As the calls for an Olympic boycott die down, LGBT activists are focusing now on what to do in Sochi at the Winter Olympic Games to make a statement against the new Russian anti-gay law. US sprinter Nick Symmonds became the test case when he publicly dedicated his 800m silver medal to his LGBT friends.
Pride House International, which has been told it cannot host a Pride House in Sochi, has been looking for ways to make a statement during the Winter Olympics. Their first idea is a fantastic one: Encourage the athletes to hold hands with other athletes of the same sex.
"There are extreme restrictions on the uniforms and other items worn by athletes at any Olympic Games.
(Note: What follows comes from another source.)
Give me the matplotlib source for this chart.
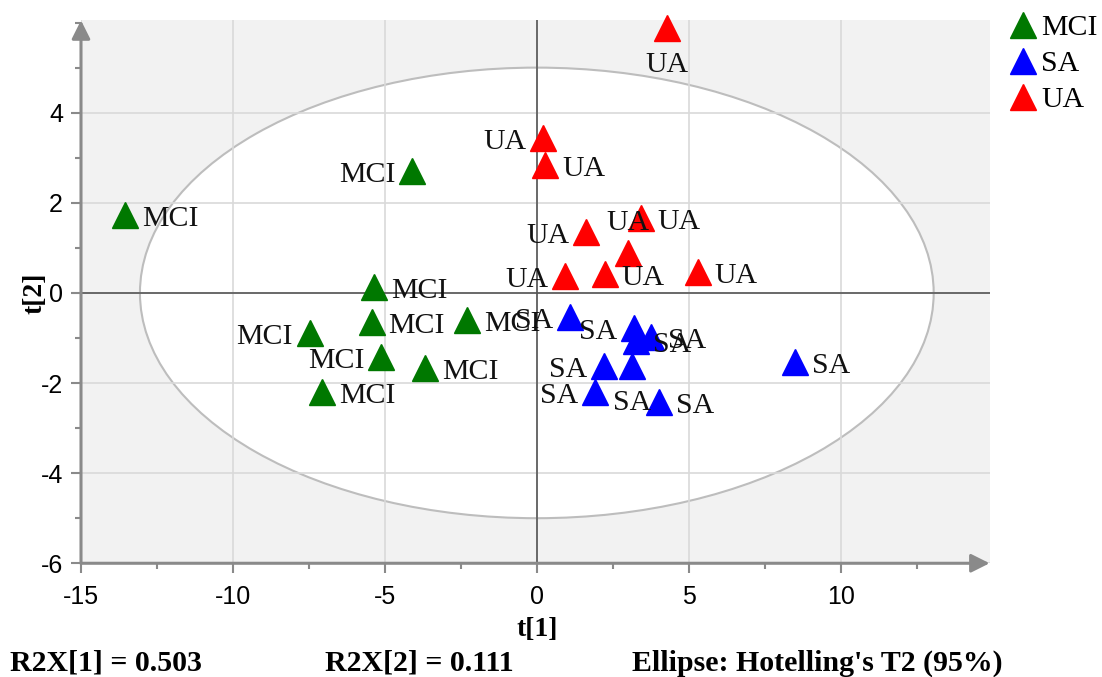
import matplotlib
matplotlib.use("Agg")
import matplotlib.pyplot as plt
from matplotlib.patches import Ellipse
from matplotlib.ticker import MultipleLocator

# PCA score values (t[1], t[2])
mci_t1 = [-13.54, -4.10, -5.35, -5.44, -2.29, -7.48, -5.12, -3.67, -7.06]
mci_t2 = [1.73, 2.71, 0.13, -0.64, -0.60, -0.89, -1.42, -1.67, -2.20]
sa_t1 = [1.10, 3.21, 3.27, 3.77, 2.22, 3.14, 1.92, 4.03, 8.50]
sa_t2 = [-0.53, -0.78, -1.07, -0.98, -1.62, -1.62, -2.20, -2.42, -1.53]
ua_t1 = [4.29, 0.21, 0.28, 1.62, 3.43, 2.99, 0.94, 2.25, 5.29]
ua_t2 = [5.89, 3.44, 2.84, 1.36, 1.66, 0.88, 0.38, 0.42, 0.47]

# label side for each point: r=right, l=left, a=above, b=below
mci_side = ['r', 'l', 'r', 'r', 'r', 'l', 'l', 'r', 'r']
sa_side = ['l', 'l', 'r', 'r', 'l', 'b', 'l', 'r', 'r']
ua_side = ['b', 'l', 'r', 'l', 'r', 'a', 'l', 'r', 'r']

groups = ['MCI', 'SA', 'UA']
colors = {'MCI': '#007800', 'SA': '#0000ff', 'UA': '#ff0000'}

# ellipse semi-axes (Hotelling's T2 95%)
ell_a, ell_b = 13.06, 5.0

serif = 'Liberation Serif'
sans = 'Liberation Sans'
gray = '#8a8a8a'

fig = plt.figure(figsize=(11.02, 6.77), dpi=100)
ax = fig.add_axes([0.0735, 0.168, 0.8245, 0.802])
ax.set_facecolor('#f2f2f2')
ax.set_xlim(-15, 14.9)
ax.set_ylim(-6, 6.05)

ax.add_patch(Ellipse((0, 0), 2 * ell_a, 2 * ell_b, facecolor='white',
                     edgecolor='#bdbdbd', lw=1.5, zorder=1))

ax.xaxis.set_major_locator(MultipleLocator(5))
ax.xaxis.set_minor_locator(MultipleLocator(2.5))
ax.yaxis.set_major_locator(MultipleLocator(2))
ax.yaxis.set_minor_locator(MultipleLocator(1))
ax.set_axisbelow(False)
ax.grid(True, which='major', color='#d9d9d9', lw=1.2)
ax.axhline(0, color='#555555', lw=1.2, zorder=2.6)
ax.axvline(0, color='#555555', lw=1.2, zorder=2.6)

for s in ax.spines.values():
    s.set_visible(False)
ax.annotate('', xy=(1, 0), xytext=(0, 0), xycoords='axes fraction',
            arrowprops=dict(arrowstyle='-|>', color=gray, lw=2.2,
                            mutation_scale=28, shrinkA=0, shrinkB=0))
ax.annotate('', xy=(0, 1), xytext=(0, 0), xycoords='axes fraction',
            arrowprops=dict(arrowstyle='-|>', color=gray, lw=2.2,
                            mutation_scale=28, shrinkA=0, shrinkB=0))

ax.tick_params(which='major', direction='out', length=7, width=1.5, color=gray,
               labelsize=18)
ax.tick_params(axis='x', which='major', pad=9)
ax.tick_params(axis='y', which='major', pad=6)
ax.tick_params(which='minor', direction='out', length=4, width=1.5, color=gray)
xt = [-15, -10, -5, 0, 5, 10]
yt = [-6, -4, -2, 0, 2, 4]
ax.set_xticks(xt)
ax.set_yticks(yt)
ax.set_xticklabels([str(v) for v in xt], family=sans)
ax.set_yticklabels([str(v) for v in yt], family=sans)

offs = {'r': ((12, -3), 'left', 'center'),
        'l': ((-12, -3), 'right', 'center'),
        'a': ((0, 22), 'center', 'center'),
        'b': ((0, -27), 'center', 'center')}

data = {'MCI': (mci_t1, mci_t2, mci_side),
        'SA': (sa_t1, sa_t2, sa_side),
        'UA': (ua_t1, ua_t2, ua_side)}

for g in groups:
    xs, ys, sides = data[g]
    ax.plot(xs, ys, '^', color=colors[g], ms=19, mec=colors[g], ls='none',
            label=g, zorder=4, clip_on=False)
    for x, y, sd in zip(xs, ys, sides):
        off, ha, va = offs[sd]
        ax.annotate(g, (x, y), xytext=off, textcoords='offset points',
                    ha=ha, va=va, fontsize=21.5, family=serif, color='#111111',
                    zorder=5, annotation_clip=False)

leg = fig.legend(loc='upper left', bbox_to_anchor=(0.9, 1.005), frameon=False,
                 prop={'family': serif, 'size': 21.5}, handlelength=0.9,
                 handletextpad=0.15, labelspacing=0.3, borderaxespad=0.2)

fig.text(537 / 1102, 1 - 630 / 677, 't[1]', ha='center', va='center',
         fontsize=20, fontweight='bold', family=serif)
fig.text(35 / 1102, 1 - 293 / 677, 't[2]', ha='center', va='center',
         rotation=90, fontsize=20, fontweight='bold', family=serif)

fig.text(10 / 1102, 1 - 663 / 677, 'R2X[1] = 0.503', ha='left', va='center',
         fontsize=21.5, fontweight='bold', family=serif)
fig.text(325 / 1102, 1 - 663 / 677, 'R2X[2] = 0.111', ha='left', va='center',
         fontsize=21.5, fontweight='bold', family=serif)
fig.text(632 / 1102, 1 - 663 / 677, "Ellipse: Hotelling's T2 (95%)", ha='left',
         va='center', fontsize=21.5, fontweight='bold', family=serif)

fig.savefig('out.png', dpi=100)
Flags, badges, or pins are not allowed without IOC approval, a near-impossibility, and wearing something as seemingly innocuous as pink socks or shoelaces is very difficult for athletes to do, and complex to organize for other participants and spectators," said the Federation of Gay Games' Les Johnson, who is part of the Pride House Coalition. "But everyone can hold hands with their neighbor. Indeed, raising your rivals' hands in camaraderie is an image we see on every podium at every sporting event."
Those restrictions revolve around several components of the Olympic Charter, including Rule 50, which lay out who controls Olympic uniforms and restricts advertising, political statements and "propaganda."
Earlier this week, Gay Star News reported that the IOC would consider it "propaganda" if two people of the same sex held hands. That's crazy. When I was in the Maldives a few years ago, men were holding hands everywhere not because they were gay, but because it was a cultural norm. Many women hold hands here in the United States. Now that is suddenly an actionable offense by the IOC?
Holding hands is a part of sport, whether it's in solidarity with teammates or raising the hand of a victor. It's a great idea from Pride House, and it's the first one I've seen that could really take hold.